Relationships

Why It Isn't You, You Just Haven't Met The Right Person Yet

by Sheena Sharma
Jovo Jovanovic

Dating is exhausting.

You go through one person after another low-key hoping for wild success, but instead, you rack up one epic-as-hell failure after another, only to have nothing to show for them. I mean, you do walk away with poignant lessons, but you certainly don't have the man candy to show off like your successful friends do.

I've recently been beating myself up because nothing romantically significant has been going on in my life. (Yeah, I'm the kind of person who takes that stuff to heart.) I haven't been in a real relationship since my douchebag ex, who doesn't really count because he was such an epic jerk that I refuse to acknowledge the once-unshakeable hold he had over me.

Having gone on so many dates and having nothing to show for it has made me feel like I'm what's wrong. Where is he? I keep thinking to myself. And when I'm not thinking that, I'm thinking, What the hell am I doing to keep men away? Is it a physical flaw that I have? Or worse, is it a personality flaw?

Am I single-handedly f*cking up anything that could possibly be real because I'm too enveloped in the issues that haunt me day-to-day?

I've watched my friends begin to couple up and settle down after having sifted through a quarter of the men I've sifted through, and it makes me wonder what the hell is wrong with me that I can't just find someone and be happy with him.

My friends make it look easy. They're on the fast track to love, and I'm on the slow path. Someone somewhere decided I'd have to go to hell and back before finding a guy who likes me as much as I like him.

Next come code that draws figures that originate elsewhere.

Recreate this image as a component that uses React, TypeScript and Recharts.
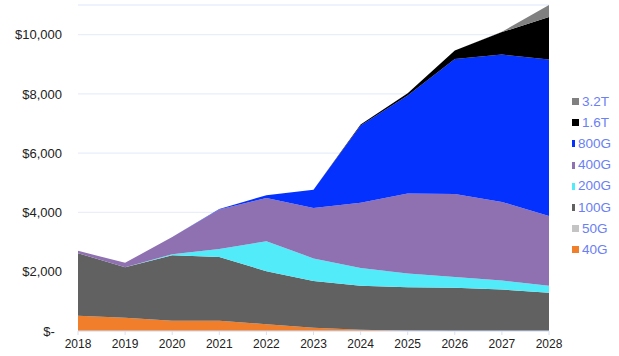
import { AreaChart, Area, XAxis, YAxis, CartesianGrid, Legend } from 'recharts';

const years = ['2018', '2019', '2020', '2021', '2022', '2023', '2024', '2025', '2026', '2027', '2028'];
const g40 = [515, 450, 350, 350, 225, 110, 40, 10, 0, 0, 0];
const g50 = [0, 0, 0, 0, 0, 0, 0, 0, 0, 0, 0];
const g100 = [2110, 1705, 2210, 2150, 1795, 1573, 1485, 1470, 1460, 1400, 1290];
const g200 = [0, 0, 30, 270, 1010, 767, 605, 460, 360, 305, 235];
const g400 = [80, 145, 585, 1330, 1460, 1700, 2200, 2700, 2805, 2650, 2355];
const g800 = [0, 0, 0, 20, 90, 620, 2606, 3306, 4557, 4971, 5278];
const t16 = [0, 0, 0, 0, 0, 0, 35, 75, 280, 760, 1435];
const t32 = [0, 0, 0, 0, 0, 0, 0, 0, 0, 10, 405];
const yTicks = [0, 2000, 4000, 6000, 8000, 10000];

const series = [
  { key: 'g40', name: '40G', color: '#F07E2A', values: g40 },
  { key: 'g50', name: '50G', color: '#C4C4C4', values: g50 },
  { key: 'g100', name: '100G', color: '#616161', values: g100 },
  { key: 'g200', name: '200G', color: '#52EBFA', values: g200 },
  { key: 'g400', name: '400G', color: '#8F70B1', values: g400 },
  { key: 'g800', name: '800G', color: '#0531FF', values: g800 },
  { key: 't16', name: '1.6T', color: '#000000', values: t16 },
  { key: 't32', name: '3.2T', color: '#808080', values: t32 },
];

const data = years.map((year, i) => {
  const row: Record<string, string | number> = { year };
  series.forEach((s) => {
    row[s.key] = s.values[i];
  });
  return row;
});

// accounting style: zero shows as "$-" with trailing padding
const fmt = (v: number) => (v === 0 ? '$-\u2007' : '$' + v.toLocaleString('en-US'));

function LegendList() {
  return (
    <div style={{ paddingLeft: 23 }}>
      {[...series].reverse().map((s) => (
        <div key={s.key} style={{ display: 'flex', alignItems: 'center', height: 21.2 }}>
          <span style={{ display: 'inline-block', width: 7, height: 7, background: s.color, marginRight: 3 }} />
          <span style={{ color: '#6A80F4', fontSize: 13.5, lineHeight: '14px' }}>{s.name}</span>
        </div>
      ))}
    </div>
  );
}

export default function App() {
  return (
    <div style={{ position: 'absolute', left: 0, top: 0, width: 619, height: 356, background: '#fff', fontFamily: '"Liberation Sans", Arial, sans-serif' }}>
      <AreaChart width={619} height={356} data={data} margin={{ top: 5, right: 8, left: 0, bottom: 0 }}>
        <CartesianGrid stroke="#E9EEFB" strokeWidth={1.3} vertical={false} />
        <XAxis
          dataKey="year"
          height={25}
          tick={{ fill: '#222', fontSize: 12 }}
          axisLine={{ stroke: '#D9E0F2' }}
          tickLine={{ stroke: '#D9E0F2' }}
          tickSize={4}
          tickMargin={4}
          interval={0}
        />
        <YAxis
          width={78}
          domain={[0, 11000]}
          ticks={yTicks}
          tickFormatter={fmt}
          tick={{ fill: '#222', fontSize: 13 }}
          axisLine={false}
          tickLine={false}
          tickSize={8}
          tickMargin={8}
        />
        <Legend
          layout="vertical"
          align="right"
          verticalAlign="top"
          content={<LegendList />}
          wrapperStyle={{ width: 62, top: 91 }}
        />
        {series.map((s) => (
          <Area
            key={s.key}
            type="linear"
            dataKey={s.key}
            name={s.name}
            stackId="1"
            stroke="none"
            fill={s.color}
            fillOpacity={1}
            isAnimationActive={false}
          />
        ))}
      </AreaChart>
    </div>
  );
}
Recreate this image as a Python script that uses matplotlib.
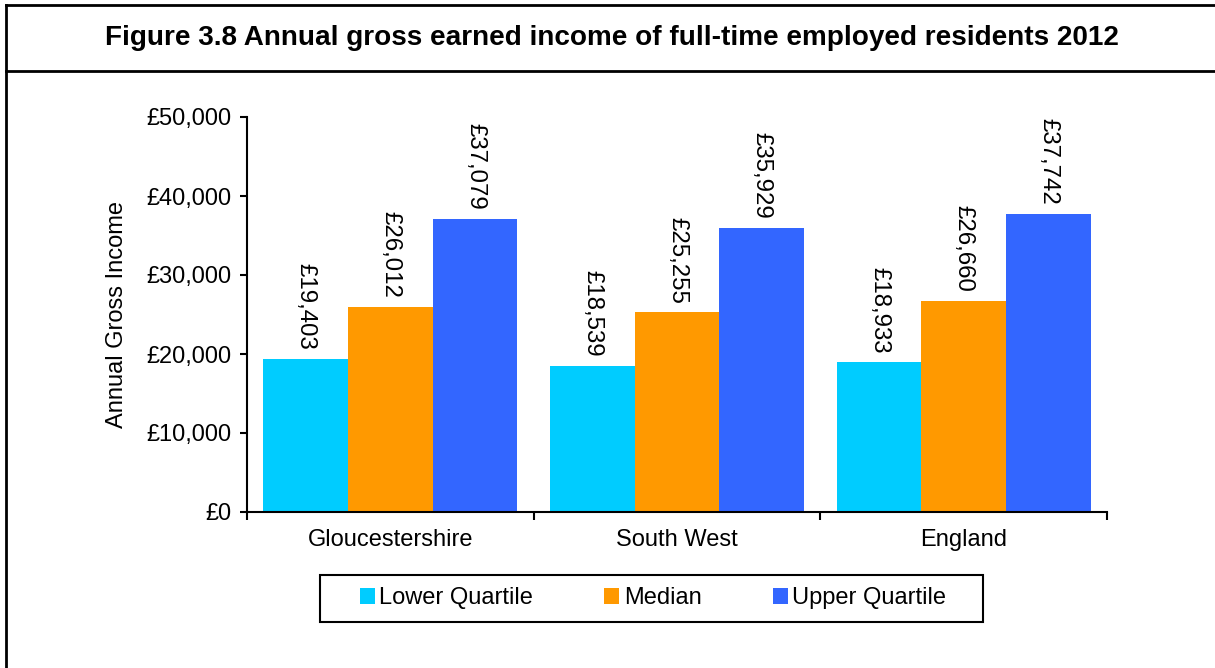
import matplotlib
matplotlib.use("Agg")
import matplotlib.pyplot as plt
from matplotlib.patches import Rectangle
from matplotlib.lines import Line2D
import numpy as np

categories = ["Gloucestershire", "South West", "England"]
series_names = ["Lower Quartile", "Median", "Upper Quartile"]
lower_quartile = [19403, 18539, 18933]
median = [26012, 25255, 26660]
upper_quartile = [37079, 35929, 37742]
colors = ["#00CCFF", "#FF9900", "#3366FF"]
title = "Figure 3.8 Annual gross earned income of full-time employed residents 2012"
ylabel = "Annual Gross Income"
yticks = [0, 10000, 20000, 30000, 40000, 50000]

plt.rcParams['font.family'] = ['Liberation Sans', 'DejaVu Sans']

W, H = 1215, 668
fig = plt.figure(figsize=(W / 100, H / 100), dpi=100)
ax = fig.add_axes([247 / W, 1 - 512 / H, 860 / W, 395 / H])

x = np.arange(len(categories))
bw = 0.295
series = [lower_quartile, median, upper_quartile]
for i, (vals, name, c) in enumerate(zip(series, series_names, colors)):
    pos = x + (i - 1) * bw
    bars = ax.bar(pos, vals, width=bw, color=c, label=name, linewidth=0)
    for p, v in zip(pos, vals):
        ax.annotate(f"£{v:,}", (p, v), xytext=(0, 6.5), textcoords="offset points",
                    rotation=-90, ha="center", va="bottom", fontsize=17.3)

ax.set_xlim(-0.5, len(categories) - 0.5)
ax.set_ylim(0, 50000)
ax.set_yticks(yticks)
ax.set_yticklabels([f"£{t:,}" for t in yticks], fontsize=17)
ax.set_xticks(x)
ax.set_xticklabels(categories, fontsize=17)
ax.tick_params(axis="x", length=0, pad=12)
ax.set_xticks(np.arange(-0.5, len(categories), 1.0), minor=True)
ax.tick_params(axis="x", which="minor", length=6, width=1.5, direction="out")
ax.tick_params(axis="y", length=5, width=1.5, direction="out", pad=6)
for s in ["top", "right"]:
    ax.spines[s].set_visible(False)
for s in ["left", "bottom"]:
    ax.spines[s].set_linewidth(1.5)

fig.text(117 / W, 1 - 314 / H, ylabel, rotation=90, ha="center", va="center", fontsize=17)

# title and border
fig.text(611.5 / W, 1 - 38 / H, title, ha="center", va="center", fontsize=20.1, fontweight="bold")
fig.add_artist(Line2D([6 / W, 6 / W], [0, 1 - 5 / H], color="black", lw=2))
fig.add_artist(Line2D([6 / W, 1], [1 - 5 / H, 1 - 5 / H], color="black", lw=2))
fig.add_artist(Line2D([6 / W, 1], [1 - 71 / H, 1 - 71 / H], color="black", lw=2))

# legend
handles, labels = ax.get_legend_handles_labels()
fig.legend(handles, labels, loc="center", bbox_to_anchor=(653 / W, 1 - 598 / H),
           ncol=3, frameon=False, fontsize=17, handlelength=0.64, handleheight=0.64,
           handletextpad=0.2, columnspacing=3.0, borderpad=0)
fig.add_artist(Rectangle((320 / W, 1 - 622 / H), 663 / W, 47 / H, fill=False,
                         edgecolor="black", lw=1.5, transform=fig.transFigure))

fig.savefig("out.png", dpi=100)
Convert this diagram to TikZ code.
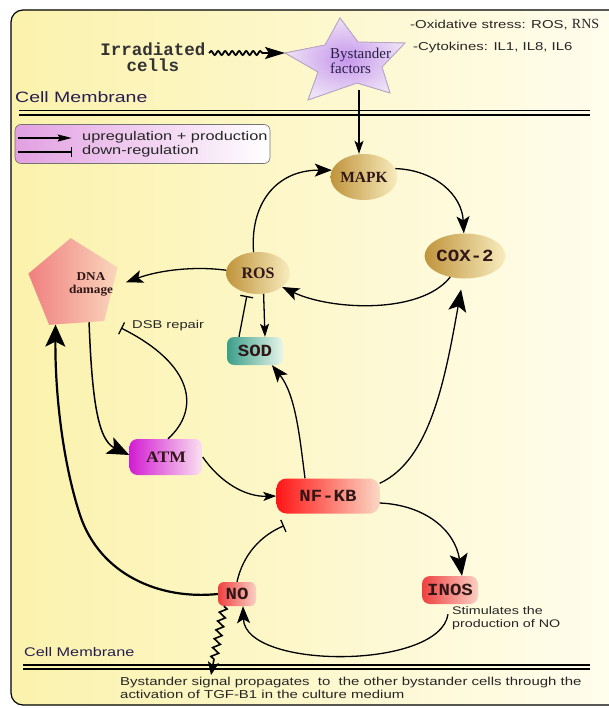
\documentclass[tikz,border=0pt]{standalone}
\usepackage{fontspec}
\usetikzlibrary{arrows.meta,shapes.geometric,decorations.pathmorphing}
\newfontfamily\sansW[FakeStretch=1.3]{Liberation Sans}
\newfontfamily\monoL{Liberation Mono}
\newfontfamily\monoW[FakeStretch=1.12]{Liberation Mono}
\newfontfamily\serifL{Liberation Serif}
\newfontfamily\serifW[FakeStretch=1.1]{Liberation Serif}
\definecolor{bgL}{RGB}{251,242,172}
\definecolor{bgR}{RGB}{255,254,242}
\definecolor{legL}{RGB}{226,160,226}
\definecolor{starIn}{RGB}{198,150,236}
\definecolor{starOut}{RGB}{238,226,246}
\definecolor{starLine}{RGB}{185,165,200}
\definecolor{goldL}{RGB}{192,148,60}
\definecolor{goldR}{RGB}{248,236,190}
\definecolor{tealL}{RGB}{58,158,138}
\definecolor{tealR}{RGB}{232,246,234}
\definecolor{dnaL}{RGB}{240,128,128}
\definecolor{dnaR}{RGB}{250,214,188}
\definecolor{atmL}{RGB}{210,30,210}
\definecolor{atmR}{RGB}{250,226,240}
\definecolor{nfL}{RGB}{255,22,22}
\definecolor{nfR}{RGB}{250,216,196}
\definecolor{redL}{RGB}{238,64,64}
\definecolor{redR}{RGB}{250,208,196}
\definecolor{labcol}{RGB}{48,22,22}
\definecolor{memcol}{RGB}{38,30,80}
\definecolor{bystcol}{RGB}{40,30,70}
\begin{document}
\begin{tikzpicture}[x=1pt,y=-1pt,
  conn/.style={line width=1.3pt,draw=black},
  arrS/.style={conn,-{Stealth[length=13pt,width=9pt,inset=3pt]}},
  arrM/.style={conn,-{Stealth[length=17pt,width=13pt,inset=4pt]}},
  arrL/.style={conn,-{Stealth[length=22pt,width=18pt,inset=5pt]}},
  inh/.style={conn,-{Bar[width=13pt,line width=1.3pt]}},
  mem/.style={line width=1.3pt,draw=black},
  gold/.style={ellipse,inner sep=0pt,minimum width=64pt,left color=goldL,right color=goldR,text=labcol},
  rbox/.style={rounded corners=8pt,inner sep=0pt,text=labcol,font=\monoW\bfseries\fontsize{17}{18}\selectfont},
  sanstext/.style={inner sep=0pt,text=black!85}
]
\useasboundingbox (0,0) rectangle (608,708);
% frame with background
\path[left color=bgL,right color=bgR,draw=black,line width=1.2pt,rounded corners=12pt] (11,10) rectangle (660,705);

% top area
\node[inner sep=0pt,align=center,text=black!80,font=\monoL\bfseries\fontsize{17.5}{16}\selectfont] (irr) at (153,57) {Irradiated\\cells};
\coordinate (wv0) at (209,53);
\coordinate (starL) at (285,53);
\coordinate (starB) at (359,90);
\filldraw[inner color=starIn,outer color=starOut,draw=starLine,line width=0.9pt]
  (340,18) -- (358,42) -- (405,43) -- (382,67) -- (390,93) -- (357,83) -- (308,100) -- (318,72) -- (285,53) -- (325,45) -- cycle;
\node[inner sep=0pt,anchor=west,align=left,text=bystcol,font=\serifL\fontsize{15}{15}\selectfont] (bys) at (330,61) {Bystander\\factors};
\node[sanstext,anchor=west,font=\sansW\fontsize{11.5}{13}\selectfont] (ox) at (410,25) {-Oxidative stress: ROS, {\serifL\fontsize{14}{14}\selectfont RNS}};
\node[sanstext,anchor=west,font=\sansW\fontsize{11.5}{13}\selectfont] (cy) at (413,48) {-Cytokines: IL1, IL8, IL6};
\draw[conn,line width=1.8pt,decorate,decoration={snake,amplitude=2pt,segment length=7pt,post length=20pt},-{Stealth[length=20pt,width=12pt,inset=4pt]}] (wv0) -- (starL);

\node[inner sep=0pt,anchor=west,text=memcol,font=\sansW\fontsize{15}{16}\selectfont] (cm1) at (15,97) {Cell Membrane};
\draw[mem] (19,110.5) -- (590,110.5);
\draw[mem] (19,115) -- (590,115);

% legend
\node[draw=black!55,line width=0.6pt,rounded corners=6pt,left color=legL,right color=white,minimum width=255pt,minimum height=39pt,inner sep=0pt] (leg) at (142.5,144) {};
\draw[conn,line width=1.1pt,-{Stealth[length=14pt,width=7pt,inset=2pt]}] ([xshift=3pt,yshift=6pt]leg.west) -- ([xshift=57pt,yshift=6pt]leg.west);
\draw[conn,line width=1.1pt,-{Bar[width=10pt,line width=1.1pt]}] ([xshift=3pt,yshift=-8pt]leg.west) -- ([xshift=57pt,yshift=-8pt]leg.west);
\node[sanstext,anchor=west,font=\sansW\fontsize{12.6}{13}\selectfont] (up) at (82,137.5) {upregulation + production};
\node[sanstext,anchor=west,font=\sansW\fontsize{12.6}{13}\selectfont] (dn) at (82,151.5) {down-regulation};

% pathway nodes
\node[gold,minimum height=46pt,font=\serifL\bfseries\fontsize{15.5}{16}\selectfont] (mapk) at (364,177) {MAPK};
\node[gold,minimum height=45pt,font=\monoW\bfseries\fontsize{17}{18}\selectfont] (cox) at (465,256) {COX-2};
\node[gold,minimum height=42pt,font=\serifL\bfseries\fontsize{16}{16}\selectfont] (ros) at (258,273) {ROS};
\node[rbox,rounded corners=7pt,left color=tealL,right color=tealR,minimum width=56pt,minimum height=28pt] (sod) at (255,351) {SOD};
\node[regular polygon,regular polygon sides=5,minimum size=94pt,inner sep=0pt,shape border rotate=4,left color=dnaL,right color=dnaR] (dna) at (74,285) {};
\node[inner sep=0pt,align=center,text=labcol,font=\serifW\bfseries\fontsize{12}{13}\selectfont] (dnat) at (91,284) {DNA\\damage};
\node[rbox,left color=atmL,right color=atmR,minimum width=73pt,minimum height=36pt,font=\serifW\bfseries\fontsize{16}{16}\selectfont] (atm) at (166,457) {ATM};
\node[rbox,rounded corners=10pt,left color=nfL,right color=nfR,minimum width=103pt,minimum height=35pt] (nfkb) at (328,496) {NF-KB};
\node[rbox,left color=redL,right color=redR,minimum width=56pt,minimum height=28pt] (inos) at (450,590) {INOS};
\node[rbox,rounded corners=6pt,left color=redL,right color=redR,minimum width=38pt,minimum height=24pt] (no) at (237,594) {NO};
\node[sanstext,anchor=west,font=\sansW\fontsize{11.3}{13}\selectfont] (dsbt) at (132,326) {DSB repair};
\coordinate (dsbend) at (121,328);
\node[sanstext,anchor=north west,align=left,font=\sansW\fontsize{11}{13}\selectfont] (stim) at (452,606) {Stimulates the\\production of NO};

% bottom membrane
\node[inner sep=0pt,anchor=west,text=memcol,font=\sansW\fontsize{12.5}{14}\selectfont] (cm2) at (24,652) {Cell Membrane};
\draw[mem] (23,665) -- (590,665);
\draw[mem] (23,669) -- (590,669);
\node[sanstext,anchor=north west,align=left,font=\sansW\fontsize{11.5}{13}\selectfont] (bot) at (120,677) {Bystander signal propagates\ \ to\ \ the other bystander cells through the\\activation of TGF-B1 in the culture medium};
\coordinate (wend) at (211,675);

% connectors
\draw[arrS] (starB) -- (starB |- mapk.north);
\draw[arrM] (ros.102) .. controls (250,205) and (275,170) .. (mapk.168);
\draw[arrM] (mapk.15) .. controls (435,170) and (462,195) .. (cox.93);
\draw[arrM] (cox.235) .. controls (420,315) and (330,310) .. (ros.-30);
\draw[arrM,shorten >=14pt] (ros.175) .. controls (195,266) and (160,270) .. (dna.-3);
\draw[arrS] (ros.-75) -- ([xshift=10pt]sod.north);
\draw[inh,shorten >=3pt] ([xshift=-16pt]sod.north) -- (ros.-118);
\draw[arrM] ([xshift=-23pt]nfkb.north) .. controls (300,440) and (296,395) .. (sod.-40);
\draw[arrL,shorten >=11pt] ([yshift=-5pt]nfkb.north east) .. controls (430,460) and (445,380) .. (cox.-95);
\draw[arrL] ([yshift=-7pt]nfkb.east) .. controls (425,505) and (455,530) .. ([xshift=12pt]inos.north);
\draw[arrS] (atm.east) .. controls (220,482) and (245,497) .. (nfkb.west);
\draw[arrL,line width=1.5pt] (dna.-68) .. controls (92,400) and (98,440) .. ([yshift=2pt]atm.west);
\draw[inh] ([xshift=2pt]atm.north) .. controls (200,410) and (195,365) .. (dsbend);
\draw[conn,line width=2.2pt,-{Stealth[length=22pt,width=20pt,inset=5pt]}] (no.west) .. controls (160,600) and (100,575) .. (80,515) .. controls (62,460) and (55,390) .. (dna.-115);
\draw[inh] (no.north) .. controls (243,555) and (260,536) .. ([xshift=-44pt,yshift=-12pt]nfkb.south);
\draw[arrM] ([xshift=-2pt,yshift=-10pt]inos.south) .. controls (440,670) and (245,670) .. ([xshift=6pt]no.south);
\draw[conn,line width=1.6pt,decorate,decoration={zigzag,amplitude=3.5pt,segment length=9pt,post length=12pt},-{Stealth[length=13pt,width=11pt,inset=3pt]}] ([xshift=-13pt]no.south) -- (wend);
\end{tikzpicture}
\end{document}
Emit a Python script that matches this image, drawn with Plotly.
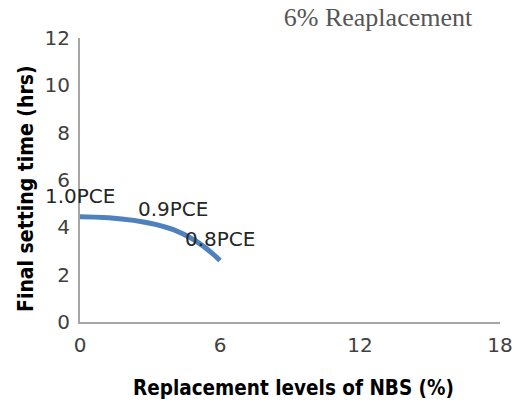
import plotly.graph_objects as go

# Data
replacement = [0, 4, 6]
setting_time = [4.45, 3.9, 2.6]
point_labels = ["1.0PCE", "0.9PCE", "0.8PCE"]
x_ticks = [0, 6, 12, 18]
y_ticks = [0, 2, 4, 6, 8, 10, 12]

fig = go.Figure()
fig.add_trace(go.Scatter(
    x=replacement, y=setting_time, mode="lines",
    line=dict(color="#4F81BD", width=5, shape="spline", smoothing=1.3),
    showlegend=False, hoverinfo="skip",
))

for xv, yv, lab in zip(replacement, setting_time, point_labels):
    fig.add_annotation(x=xv, y=yv, text=lab, showarrow=False, yshift=21,
                       xanchor="center", yanchor="middle",
                       font=dict(family="DejaVu Sans", size=20, color="#262626"))

axis_font = dict(family="DejaVu Sans", size=20, color="#404040")
fig.update_xaxes(range=[0, 18], tickvals=x_ticks, showgrid=False, zeroline=False,
                 showline=True, linecolor="#A6A6A6", linewidth=2, ticks="",
                 tickfont=axis_font, ticklabelstandoff=4)
fig.update_yaxes(range=[0, 12], tickvals=y_ticks, showgrid=False, zeroline=False,
                 showline=True, linecolor="#A6A6A6", linewidth=2, ticks="",
                 tickfont=axis_font, ticklabelstandoff=4)

fig.add_annotation(text="Final setting time (hrs)", xref="paper", yref="paper",
                   x=(26 - 80) / 420, y=(322 - 189) / 284, textangle=-90, showarrow=False,
                   xanchor="center", yanchor="middle",
                   font=dict(family="DejaVu Sans Condensed", size=21, color="#000000", weight="bold"))
fig.add_annotation(text="Replacement levels of NBS (%)", xref="paper", yref="paper",
                   x=(293 - 80) / 420, y=(322 - 388) / 284, showarrow=False,
                   xanchor="center", yanchor="middle",
                   font=dict(family="DejaVu Sans Condensed", size=20.5, color="#000000", weight="bold"))

fig.update_layout(
    width=526, height=405,
    margin=dict(l=80, r=26, t=38, b=83, autoexpand=False),
    paper_bgcolor="white", plot_bgcolor="white",
    title=dict(text="6% Reaplacement", xref="container", yref="container",
               x=378 / 526, y=1 - 17 / 405, xanchor="center", yanchor="middle",
               font=dict(family="Liberation Serif", size=26, color="#555555")),
)

fig.write_html("out.html", config={"displayModeBar": False},
               post_script="document.body.style.margin='0';")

But listen to me, jaded single girl: I am you. I know it's hard not to take things personally when you feel like you've got a bad case of bad luck in love. But every wrong person you date gets you that much closer to the person you've been waiting for, and cleaning out the men who don't fit is really just your way of fine-tuning yourself. I know this because when I started out dating, I had almost no sense of self, and I am now so much closer to the woman I've always wanted to be. If you think about it that way, it isn't so depressing.

Some were meant to find "the one" early on. They found them in college, or through friends of good friends or, ever-so-rarely, they were high-school sweethearts. The rest of us are on a lazier path to love. A path that winds and has obstacles to climb over and takes its sweet time.

We were meant to fall in love, fall out of love unharmed, fall in love again, end up heartbroken, be alone for a while, find and stay with the wrong person for a while, and end up alone once more -- which is where I am now.

But all this muck is our rite of passage, because, hey, we're complex girls, and love is complex. And we're clearing out all the wrong people so we can finally get to the right person.

So please heed my words when I say that it isn't you. I know you're fragile and I know you're tired and I know that all you want to do is give up faith. I know that you think that maybe love just isn't in the cards for you, and that sometimes, you enter a really, really dark place where voices inside your head tell you that you're ugly, unworthy and unloved. (It saddens me how even the prettiest girl can feel ugly and invisible just because she doesn't wake up to a "Good morning, beautiful" text every morning.) That place can be so dark that you don't talk about it with anyone.

But, see, everyone else went through that, too. They, too, thought they'd die alone -- and then they met the person who changed that forever.

You just haven't met that person yet. For your own sake, you've got to stop punishing yourself for having bad luck. Because that's all it is. Luck.

And if you don't stop tormenting yourself, you will enter a scary place and it'll be that much harder to crawl out. You don't want the person of your dreams to meet that mopey, jaded girl, do you?

We all doubt there's someone out there for us ... until we find him. Your coupled-up friends know it, too. They'd just can't remember what life was like before they met "the one." And you can be jealous of them, or you can look at them as you patiently wait your turn. The choice is yours.

I choose the latter, because I truly believe that anyone can find love. Even you and me.